From: Arkadiy Vertleyb (vertleyb_at_[hidden])
Date: 2005-06-09 13:11:00
"jarvi" <jarvi_at_[hidden]> wrote
> On Jun 9, 2005, at 12:18 PM, Douglas Gregor wrote:
>
> >
> > On Jun 9, 2005, at 11:49 AM, David Abrahams wrote:
> >> It seems to me that when BOOST_TYPEOF becomes available,
> >> boost::result_of should use it in its default implementation,
> >> something like:
> >>
> >> template <class F, class A>
> >> struct result_of<F(A)>
> >> {
> >> typedef typename BOOST_TYPEOF(make<F>() ( make<A>() ) ) type;
> >> };
> >>
> >> Is that in the plan?
> >
> > Absolutely.
> >
> The TR spec says that the implementation can use whatever means to
> determine the member type type that produces
> the exact type, and if it cannot determine the exact type, then the
> specs
> details out its behavior:
>
>
> 1 If F is a function type, type is the return type of the function
> type F.
> 2 If F is a member function type, type is the return type of the
> member function type F.
> 3 If F is a function object defined by the standard library, the
> method of determining type is unspecified.

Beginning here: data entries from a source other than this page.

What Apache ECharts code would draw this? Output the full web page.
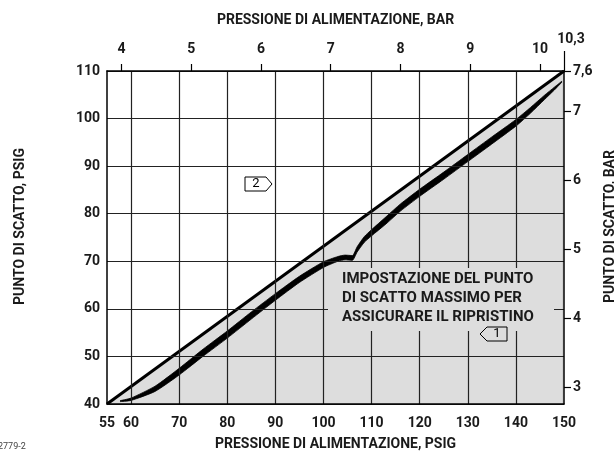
<!DOCTYPE html>
<html>
<head>
<meta charset="utf-8">
<script src="https://cdn.jsdelivr.net/npm/echarts@6/dist/echarts.min.js"></script>
<style>
html, body { margin: 0; padding: 0; background: #fff; }
#main { width: 614px; height: 451px; }
</style>
</head>
<body>
<div id="main"></div>
<script>
// psi per bar, used to line the bar axes up with the psig axes
var PSI_PER_BAR = 14.5;

// bottom axis (psig) labels and grid lines
var psigLabels = [55, 60, 70, 80, 90, 100, 110, 120, 130, 140, 150];
var psigGrid = [60, 70, 80, 90, 100, 110, 120, 130, 140];
// top axis (bar)
var barTopTicks = [4, 5, 6, 7, 8, 9, 10];
// right axis (bar)
var barRightTicks = [3, 4, 5, 6, 7];

// straight limit line
var limitX = [55, 150];
var limitY = [40, 110];

// thick curve, lower and upper edge
var bandX =      [57.7, 60,    65,    70,   75,    80,    85,    90,   95,    100,  103,  104.5, 106,  107,   108.5, 110,   113,   116,   120,   125,   130,   135,   140,  143,   146,    148,   149.6];
var bandBottom = [40.5, 40.75, 42.65, 46.1, 50.05, 53.85, 57.85, 61.8, 65.55, 68.7, 70.0, 70.3,  70.2, 71.95, 74.0,  75.35, 77.85, 80.55, 83.65, 87.25, 90.95, 94.65, 98.4, 101.1, 104.05, 106.0, 107.7];
var bandTop =    [40.7, 41.25, 43.75, 47.5, 51.55, 55.35, 59.35, 63.2, 66.85, 69.9, 71.0, 71.3,  71.2, 73.05, 75.2,  76.65, 79.35, 82.05, 85.15, 88.75, 92.45, 96.15, 99.8, 102.3, 104.95, 106.6, 107.9];

var GRAY = '#dddddd';
var FONT = 'Roboto';

function pairs(xs, ys) {
    var out = [];
    for (var i = 0; i < xs.length; i++) out.push([xs[i], ys[i]]);
    return out;
}

var labelStyle = {fontFamily: FONT, fontWeight: 'bold', fontSize: 14, color: '#1a1a1a'};
var nameStyle = {fontFamily: FONT, fontWeight: 'bold', fontSize: 14, color: '#1a1a1a'};

var myChart = echarts.init(document.getElementById('main'));

var option = {
    animation: false,
    grid: {left: 107, right: 50, top: 71, bottom: 47, outerBoundsMode: 'none', containLabel: false},
    xAxis: [
        {
            type: 'value', position: 'bottom', min: 55, max: 150,
            name: 'PRESSIONE DI ALIMENTAZIONE, PSIG', nameLocation: 'middle', nameGap: 33,
            nameTextStyle: nameStyle,
            axisLine: {lineStyle: {color: '#000', width: 1.5}},
            axisTick: {show: false, customValues: psigGrid},
            axisLabel: Object.assign({customValues: psigLabels, margin: 12, showMinLabel: true}, labelStyle),
            splitLine: {show: true, lineStyle: {color: '#222', width: 1.2}}
        },
        {
            type: 'value', position: 'top', min: 55 / PSI_PER_BAR, max: 150 / PSI_PER_BAR,
            name: 'PRESSIONE DI ALIMENTAZIONE, BAR', nameLocation: 'middle', nameGap: 44,
            nameTextStyle: nameStyle,
            axisLine: {lineStyle: {color: '#000', width: 1.5}},
            axisTick: {show: true, inside: false, length: 7, customValues: barTopTicks, lineStyle: {color: '#000', width: 1.2}},
            axisLabel: Object.assign({customValues: barTopTicks, margin: 15}, labelStyle),
            splitLine: {show: false}
        },
        {
            type: 'value', position: 'top', min: 55 / PSI_PER_BAR, max: 150 / PSI_PER_BAR,
            axisLine: {show: false},
            axisTick: {show: true, inside: false, length: 20, customValues: [150 / PSI_PER_BAR], lineStyle: {color: '#000', width: 1.2}},
            axisLabel: Object.assign({customValues: [150 / PSI_PER_BAR], margin: 25, padding: [0, 0, 0, 14],
                showMaxLabel: true, formatter: function () { return '10,3'; }}, labelStyle),
            splitLine: {show: false}
        }
    ],
    yAxis: [
        {
            type: 'value', position: 'left', min: 40, max: 110, interval: 10,
            name: 'PUNTO DI SCATTO, PSIG', nameLocation: 'middle', nameGap: 80,
            nameTextStyle: Object.assign({padding: [0, 0, 0, 22]}, nameStyle),
            axisLine: {show: true, lineStyle: {color: '#000', width: 1.5}},
            axisTick: {show: false},
            axisLabel: Object.assign({margin: 7}, labelStyle),
            splitLine: {show: true, lineStyle: {color: '#222', width: 1.2}}
        },
        {
            type: 'value', position: 'right', min: 40 / PSI_PER_BAR, max: 110 / PSI_PER_BAR,
            name: 'PUNTO DI SCATTO, BAR', nameLocation: 'middle', nameGap: 36,
            nameTextStyle: Object.assign({padding: [0, 0, 0, 22]}, nameStyle),
            axisLine: {show: true, lineStyle: {color: '#000', width: 1.5}},
            axisTick: {show: true, inside: false, length: 7, customValues: barRightTicks.concat([110 / PSI_PER_BAR]), lineStyle: {color: '#000', width: 1.2}},
            axisLabel: Object.assign({customValues: barRightTicks.concat([110 / PSI_PER_BAR]), margin: 9, showMaxLabel: true,
                formatter: function (v) { return v > 7.5 ? '7,6' : String(Math.round(v)); }}, labelStyle),
            splitLine: {show: false}
        }
    ],
    series: [
        {
            // grey field under the straight line
            type: 'line', z: -3, showSymbol: false, silent: true,
            data: pairs(limitX, limitY),
            lineStyle: {color: '#000', width: 3},
            areaStyle: {color: GRAY, opacity: 1, origin: 'start'}
        },
        {
            type: 'line', z: -2, showSymbol: false, silent: true, smooth: 0.2,
            data: pairs(bandX, bandTop),
            lineStyle: {color: '#000', width: 0.8},
            areaStyle: {color: '#000', opacity: 1, origin: 'start'}
        },
        {
            type: 'line', z: -1, showSymbol: false, silent: true, smooth: 0.2,
            data: pairs(bandX, bandBottom),
            lineStyle: {color: '#000', width: 0.8},
            areaStyle: {color: GRAY, opacity: 1, origin: 'start'}
        }
    ],
    graphic: [
        {type: 'rect', z: 100, shape: {x: 328, y: 268, width: 226, height: 63}, style: {fill: GRAY}},
        {type: 'text', z: 101, left: 342, top: 270,
            style: {text: 'IMPOSTAZIONE DEL PUNTO\nDI SCATTO MASSIMO PER\nASSICURARE IL RIPRISTINO',
                fontFamily: FONT, fontWeight: 'bold', fontSize: 15, lineHeight: 19, fill: '#1a1a1a'}},
        {type: 'polygon', z: 101, shape: {points: [[245, 177], [266, 177], [272, 184], [266, 191], [245, 191]]},
            style: {fill: '#fff', stroke: '#000', lineWidth: 1}},
        {type: 'text', z: 102, x: 256, y: 184,
            style: {text: '2', fontFamily: FONT, fontSize: 13, fill: '#000', align: 'center', verticalAlign: 'middle'}},
        {type: 'polygon', z: 101, shape: {points: [[480, 334], [487, 327], [507, 327], [507, 341], [487, 341]]},
            style: {fill: GRAY, stroke: '#000', lineWidth: 1}},
        {type: 'text', z: 102, x: 497, y: 334,
            style: {text: '1', fontFamily: FONT, fontSize: 13, fill: '#000', align: 'center', verticalAlign: 'middle'}},
        {type: 'text', z: 102, x: -2, y: 447,
            style: {text: '2779-2', fontFamily: FONT, fontSize: 9, fill: '#444', verticalAlign: 'middle'}}
    ]
};

myChart.setOption(option);
</script>
</body>
</html>
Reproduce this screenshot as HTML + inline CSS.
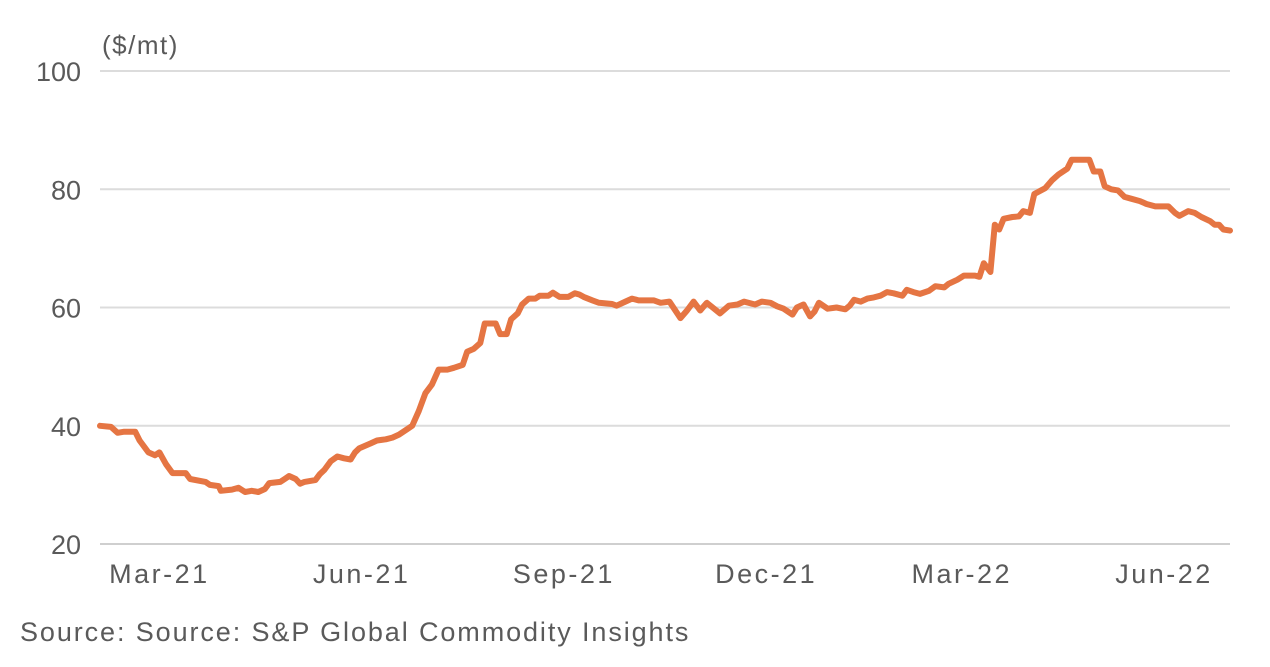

> 4 If F is a class type with a member type result_type, type is
> F::result_type.
> 5 If F is a class type with no member named result_type or if
> F::result_type is not a type:
> a If N=0 (no arguments), type is void.
> b If N>0, type is F::result<F(T1, T2, ..., TN)>::type.
> 6 Otherwise, the program is ill-formed.
>
>
> (Note, this was copy/pasted from the proposal, not from TR1, so the
> exact rules may now be different).
>
> So if F and A are not registered, then result_of should go and follow
> the list above?
I am not sure if you mean typeof registration, but if you do, neither F nor
A need to be registered. What needs to be registered are types and
templates that are present in the result type of F()(A()).
Regards,
Arkadiy